Two people killed during demolition of monument in Georgia

The removal of a World War II monument in the Georgian city of Kutasi has led to the death of two people. Also, several people have been injured and remain in critical condition.

The 8-storey-high monument was located in the middle of the city, surrounded by residential buildings and, as Georgia’s Prosecutor General, Murtaz Zodelava, has stated, security measures during the demolition had been breached.

Kutaisi authorities said the monument was beyond repair after being vandalized in the 1990s. It was finally scheduled for demolition after Georgia’s President, Mikhail Saakashvilli, decided to replace the memorial with a Parliament building.

The decision sparked an outcry across Georgia, with many seeing it as a sign of President Saakashvili’s desire to do away with anything connecting Georgia to Russia.

“This is yet another attempt at propaganda on behalf of Mr Saakashvili, who’s leading a campaign against the so-called post-Soviet symbols,” said opposition leader Kakha Kukava.

Former member of the Kutaisi City Council, Nugzar Avaliani called the demolition an act of vandalism.

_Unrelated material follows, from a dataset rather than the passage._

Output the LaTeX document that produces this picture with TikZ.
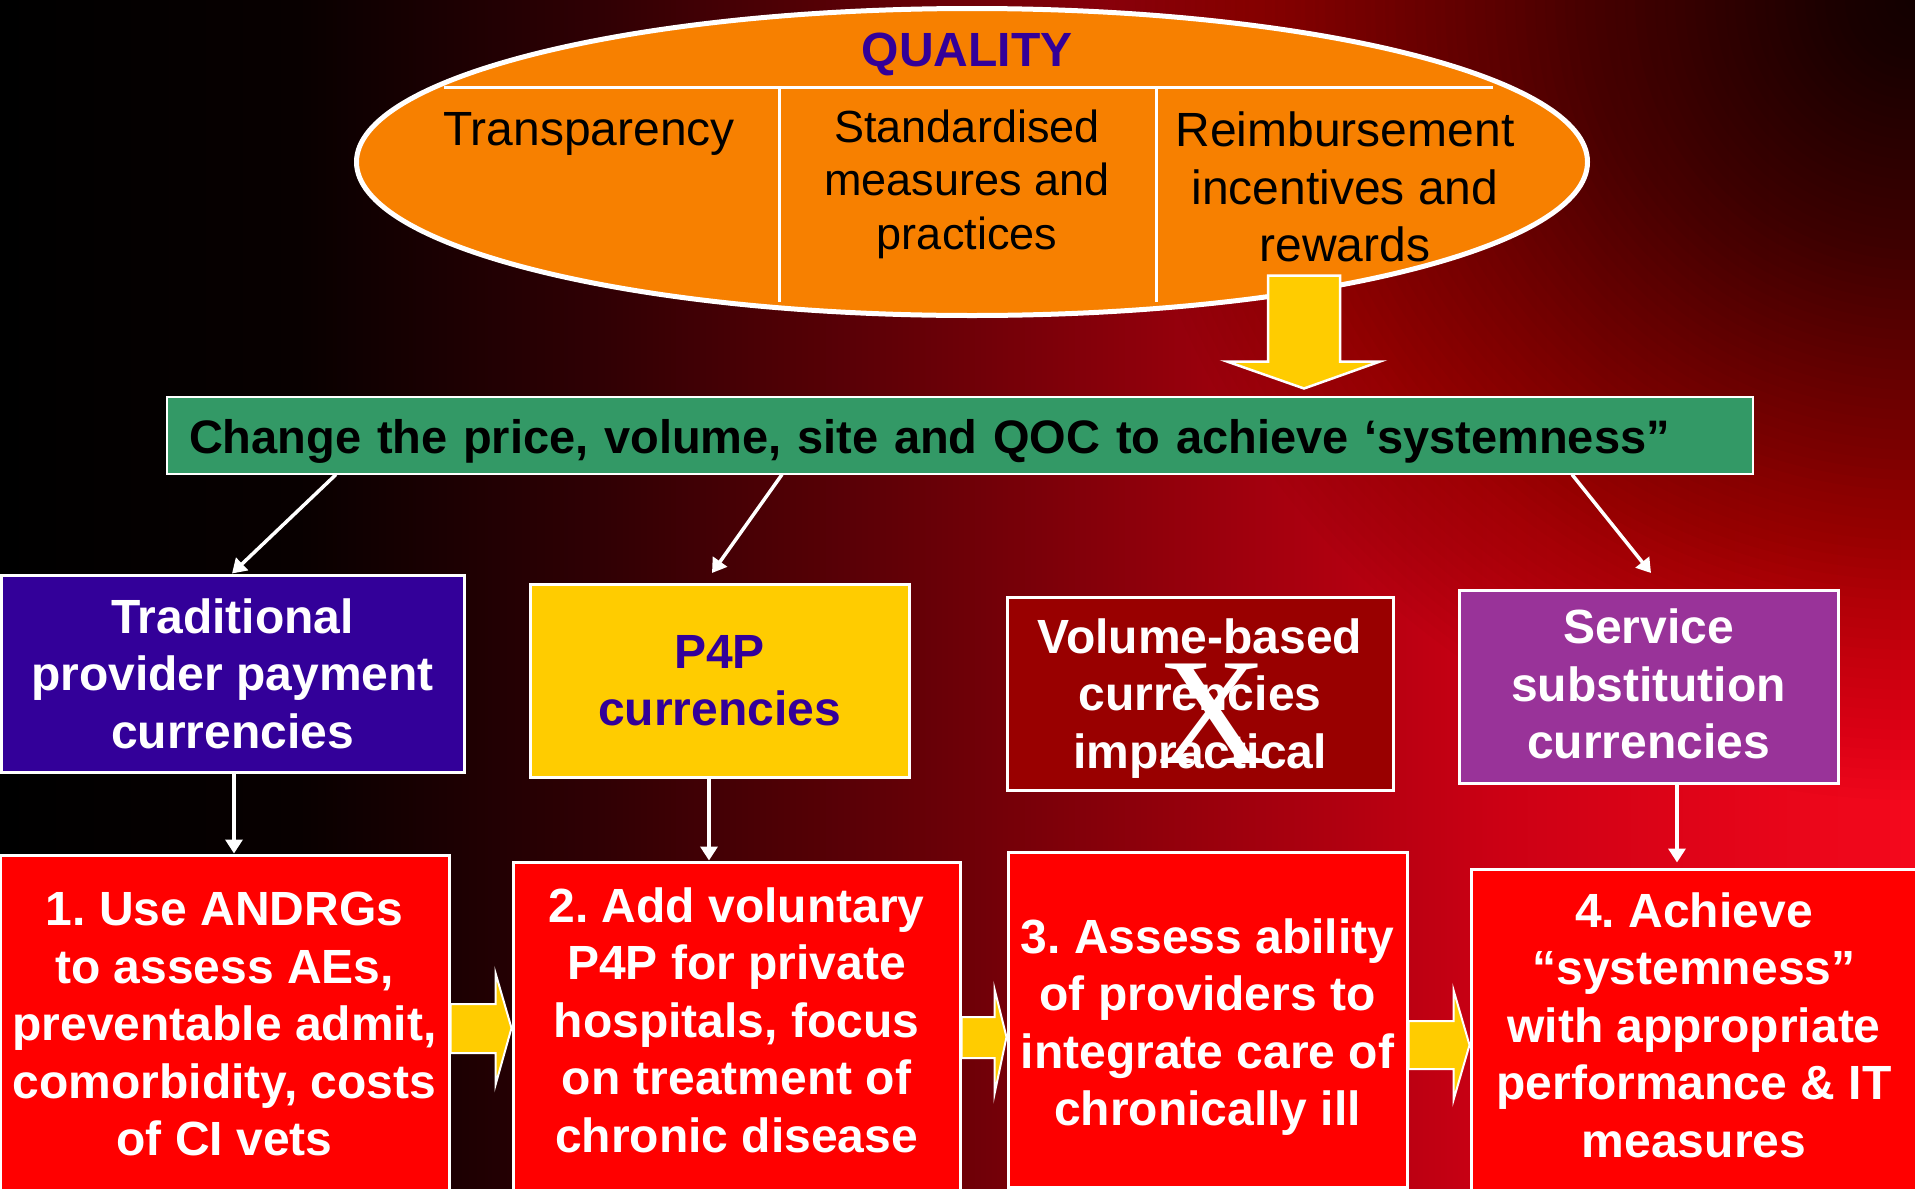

“We gathered materials for the construction of the monument. The entire city took part in helping to construct this monument,” Avaliani recalls.

Nugzar Avaliani says the demolition of the monument is a worrying sign for Georgians, even though the government has promised to rebuild it in a new location:

“This monument is dedicated to those who fought against fascism. Its removal is, essentially, a sign of support for fascism in the 21st century.”

On Saturday, it seemed that the Georgian leadership finally gave up its plans when the Foreign Ministry said the monument was not being destroyed, but will undergo what they called “rehabilitation.” Several hours later, it fell to the ground in a cloud of smoke.

Russia has been outspoken about the removal of the monument. The Foreign Ministry said that this act of state vandalism is “insulting to any civilized person”.

The situation in Kutaisi echos events in another former Soviet republic. Two years ago, Estonian authorities relocated the statue of the Bronze Soldier from its location in the centre of the capital Tallinn. The removal led to street protests in which over a thousand people were arrested and one ethnic Russian was killed.

On learning of the tragedy, President Saakashvili interrupted his stay at the Climate Summit in Copenhagen to return to Georgia.